Collected material
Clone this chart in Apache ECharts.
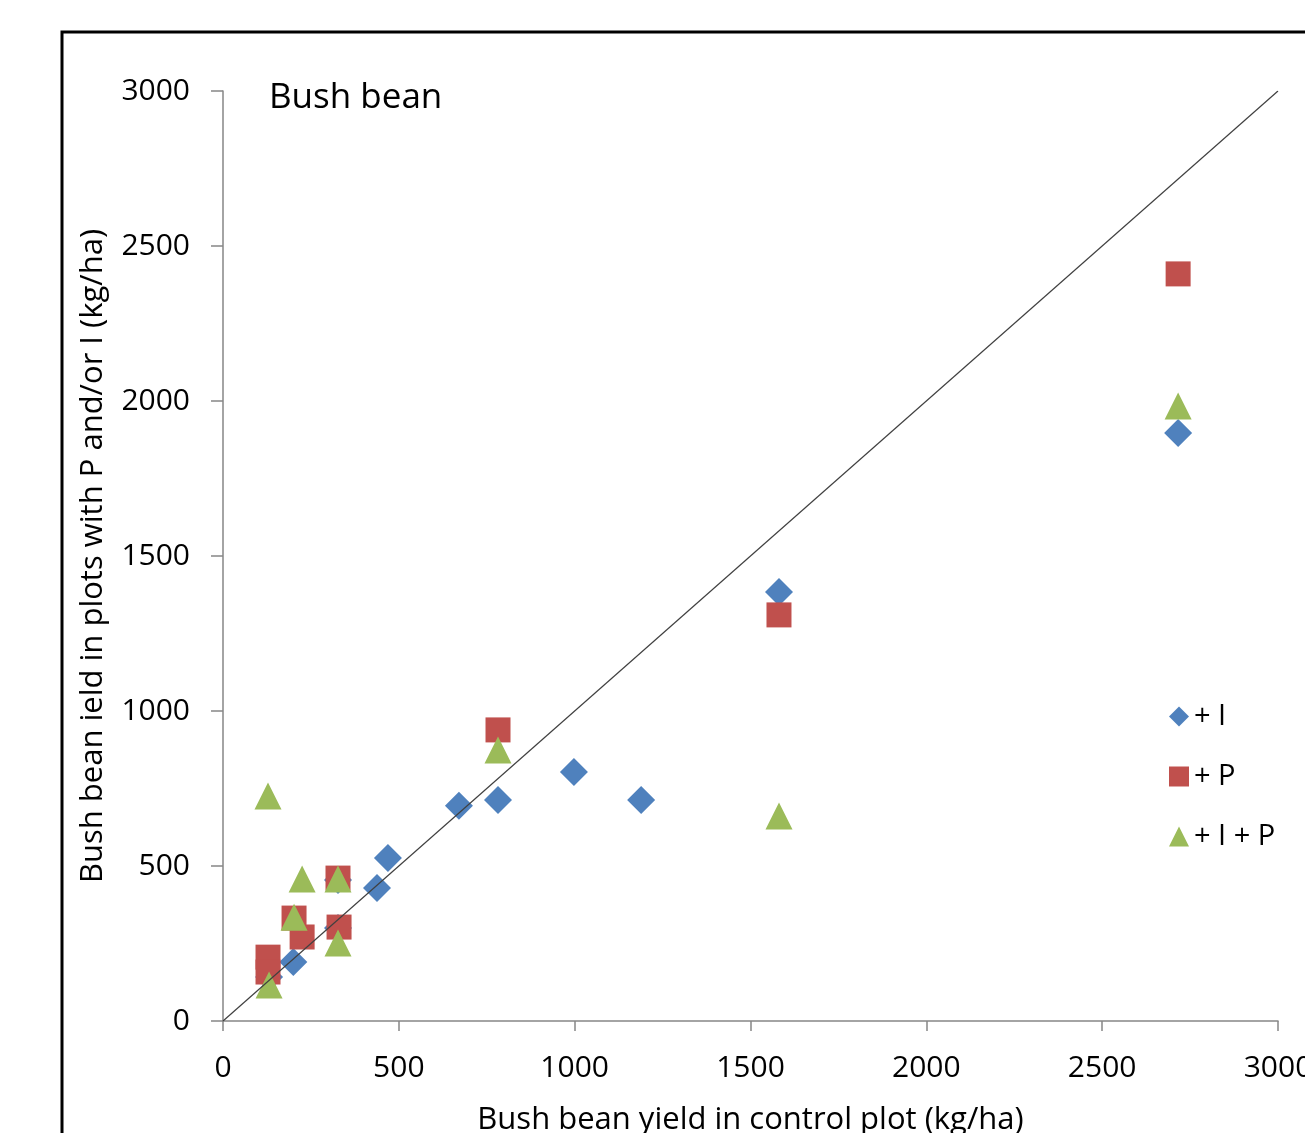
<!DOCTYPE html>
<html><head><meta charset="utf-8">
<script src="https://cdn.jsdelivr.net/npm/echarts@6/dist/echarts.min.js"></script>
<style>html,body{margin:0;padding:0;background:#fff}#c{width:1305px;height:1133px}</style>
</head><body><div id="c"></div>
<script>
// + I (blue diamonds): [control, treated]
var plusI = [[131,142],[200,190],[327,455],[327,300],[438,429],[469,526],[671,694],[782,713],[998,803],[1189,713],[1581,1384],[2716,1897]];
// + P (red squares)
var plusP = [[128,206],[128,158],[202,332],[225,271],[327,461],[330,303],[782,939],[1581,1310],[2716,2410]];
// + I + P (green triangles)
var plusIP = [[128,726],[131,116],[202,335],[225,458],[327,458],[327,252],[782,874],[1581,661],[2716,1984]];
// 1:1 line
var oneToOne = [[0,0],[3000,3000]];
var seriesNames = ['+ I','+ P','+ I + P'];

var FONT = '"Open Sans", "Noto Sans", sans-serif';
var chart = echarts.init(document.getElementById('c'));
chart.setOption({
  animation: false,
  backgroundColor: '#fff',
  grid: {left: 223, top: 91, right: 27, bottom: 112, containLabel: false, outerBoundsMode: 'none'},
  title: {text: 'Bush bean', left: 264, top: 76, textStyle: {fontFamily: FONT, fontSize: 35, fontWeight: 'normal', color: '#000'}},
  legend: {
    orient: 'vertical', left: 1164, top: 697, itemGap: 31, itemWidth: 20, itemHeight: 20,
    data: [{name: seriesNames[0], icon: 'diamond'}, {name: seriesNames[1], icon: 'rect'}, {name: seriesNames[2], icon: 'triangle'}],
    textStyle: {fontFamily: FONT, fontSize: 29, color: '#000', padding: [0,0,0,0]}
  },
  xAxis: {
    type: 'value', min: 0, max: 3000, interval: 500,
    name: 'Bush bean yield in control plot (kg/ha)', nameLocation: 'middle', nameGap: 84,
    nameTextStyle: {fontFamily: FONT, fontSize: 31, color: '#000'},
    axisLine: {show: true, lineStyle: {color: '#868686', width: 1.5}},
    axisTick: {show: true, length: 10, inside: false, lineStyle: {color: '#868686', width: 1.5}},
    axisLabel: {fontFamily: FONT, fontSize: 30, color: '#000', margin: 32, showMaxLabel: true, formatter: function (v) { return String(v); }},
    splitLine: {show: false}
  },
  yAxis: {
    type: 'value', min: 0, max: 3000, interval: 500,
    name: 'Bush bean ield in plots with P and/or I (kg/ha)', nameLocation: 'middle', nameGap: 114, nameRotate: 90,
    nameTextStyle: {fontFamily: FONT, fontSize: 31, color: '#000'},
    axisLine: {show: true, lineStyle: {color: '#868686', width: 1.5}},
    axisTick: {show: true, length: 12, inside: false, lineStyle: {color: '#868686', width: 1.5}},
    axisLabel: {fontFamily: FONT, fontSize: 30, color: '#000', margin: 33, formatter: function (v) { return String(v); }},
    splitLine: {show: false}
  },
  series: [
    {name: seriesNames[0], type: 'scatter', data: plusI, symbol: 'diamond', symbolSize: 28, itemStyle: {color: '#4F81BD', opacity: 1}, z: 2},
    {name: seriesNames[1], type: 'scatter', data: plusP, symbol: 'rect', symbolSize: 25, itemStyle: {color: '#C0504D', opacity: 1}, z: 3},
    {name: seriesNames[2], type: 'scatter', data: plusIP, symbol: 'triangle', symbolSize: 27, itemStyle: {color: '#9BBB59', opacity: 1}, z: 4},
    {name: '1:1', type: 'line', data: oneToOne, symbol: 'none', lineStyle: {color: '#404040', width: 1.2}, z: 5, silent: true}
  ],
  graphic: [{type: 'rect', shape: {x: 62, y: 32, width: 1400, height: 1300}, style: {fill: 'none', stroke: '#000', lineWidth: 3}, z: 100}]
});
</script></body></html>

Your objective
Print out the whole of the material word for word, without pictures.

Result of this task
Clone this chart in Apache ECharts.
<!DOCTYPE html>
<html><head><meta charset="utf-8">
<script src="https://cdn.jsdelivr.net/npm/echarts@6/dist/echarts.min.js"></script>
<style>html,body{margin:0;padding:0;background:#fff}#c{width:1305px;height:1133px}</style>
</head><body><div id="c"></div>
<script>
// + I (blue diamonds): [control, treated]
var plusI = [[131,142],[200,190],[327,455],[327,300],[438,429],[469,526],[671,694],[782,713],[998,803],[1189,713],[1581,1384],[2716,1897]];
// + P (red squares)
var plusP = [[128,206],[128,158],[202,332],[225,271],[327,461],[330,303],[782,939],[1581,1310],[2716,2410]];
// + I + P (green triangles)
var plusIP = [[128,726],[131,116],[202,335],[225,458],[327,458],[327,252],[782,874],[1581,661],[2716,1984]];
// 1:1 line
var oneToOne = [[0,0],[3000,3000]];
var seriesNames = ['+ I','+ P','+ I + P'];

var FONT = '"Open Sans", "Noto Sans", sans-serif';
var chart = echarts.init(document.getElementById('c'));
chart.setOption({
  animation: false,
  backgroundColor: '#fff',
  grid: {left: 223, top: 91, right: 27, bottom: 112, containLabel: false, outerBoundsMode: 'none'},
  title: {text: 'Bush bean', left: 264, top: 76, textStyle: {fontFamily: FONT, fontSize: 35, fontWeight: 'normal', color: '#000'}},
  legend: {
    orient: 'vertical', left: 1164, top: 697, itemGap: 31, itemWidth: 20, itemHeight: 20,
    data: [{name: seriesNames[0], icon: 'diamond'}, {name: seriesNames[1], icon: 'rect'}, {name: seriesNames[2], icon: 'triangle'}],
    textStyle: {fontFamily: FONT, fontSize: 29, color: '#000', padding: [0,0,0,0]}
  },
  xAxis: {
    type: 'value', min: 0, max: 3000, interval: 500,
    name: 'Bush bean yield in control plot (kg/ha)', nameLocation: 'middle', nameGap: 84,
    nameTextStyle: {fontFamily: FONT, fontSize: 31, color: '#000'},
    axisLine: {show: true, lineStyle: {color: '#868686', width: 1.5}},
    axisTick: {show: true, length: 10, inside: false, lineStyle: {color: '#868686', width: 1.5}},
    axisLabel: {fontFamily: FONT, fontSize: 30, color: '#000', margin: 32, showMaxLabel: true, formatter: function (v) { return String(v); }},
    splitLine: {show: false}
  },
  yAxis: {
    type: 'value', min: 0, max: 3000, interval: 500,
    name: 'Bush bean ield in plots with P and/or I (kg/ha)', nameLocation: 'middle', nameGap: 114, nameRotate: 90,
    nameTextStyle: {fontFamily: FONT, fontSize: 31, color: '#000'},
    axisLine: {show: true, lineStyle: {color: '#868686', width: 1.5}},
    axisTick: {show: true, length: 12, inside: false, lineStyle: {color: '#868686', width: 1.5}},
    axisLabel: {fontFamily: FONT, fontSize: 30, color: '#000', margin: 33, formatter: function (v) { return String(v); }},
    splitLine: {show: false}
  },
  series: [
    {name: seriesNames[0], type: 'scatter', data: plusI, symbol: 'diamond', symbolSize: 28, itemStyle: {color: '#4F81BD', opacity: 1}, z: 2},
    {name: seriesNames[1], type: 'scatter', data: plusP, symbol: 'rect', symbolSize: 25, itemStyle: {color: '#C0504D', opacity: 1}, z: 3},
    {name: seriesNames[2], type: 'scatter', data: plusIP, symbol: 'triangle', symbolSize: 27, itemStyle: {color: '#9BBB59', opacity: 1}, z: 4},
    {name: '1:1', type: 'line', data: oneToOne, symbol: 'none', lineStyle: {color: '#404040', width: 1.2}, z: 5, silent: true}
  ],
  graphic: [{type: 'rect', shape: {x: 62, y: 32, width: 1400, height: 1300}, style: {fill: 'none', stroke: '#000', lineWidth: 3}, z: 100}]
});
</script></body></html>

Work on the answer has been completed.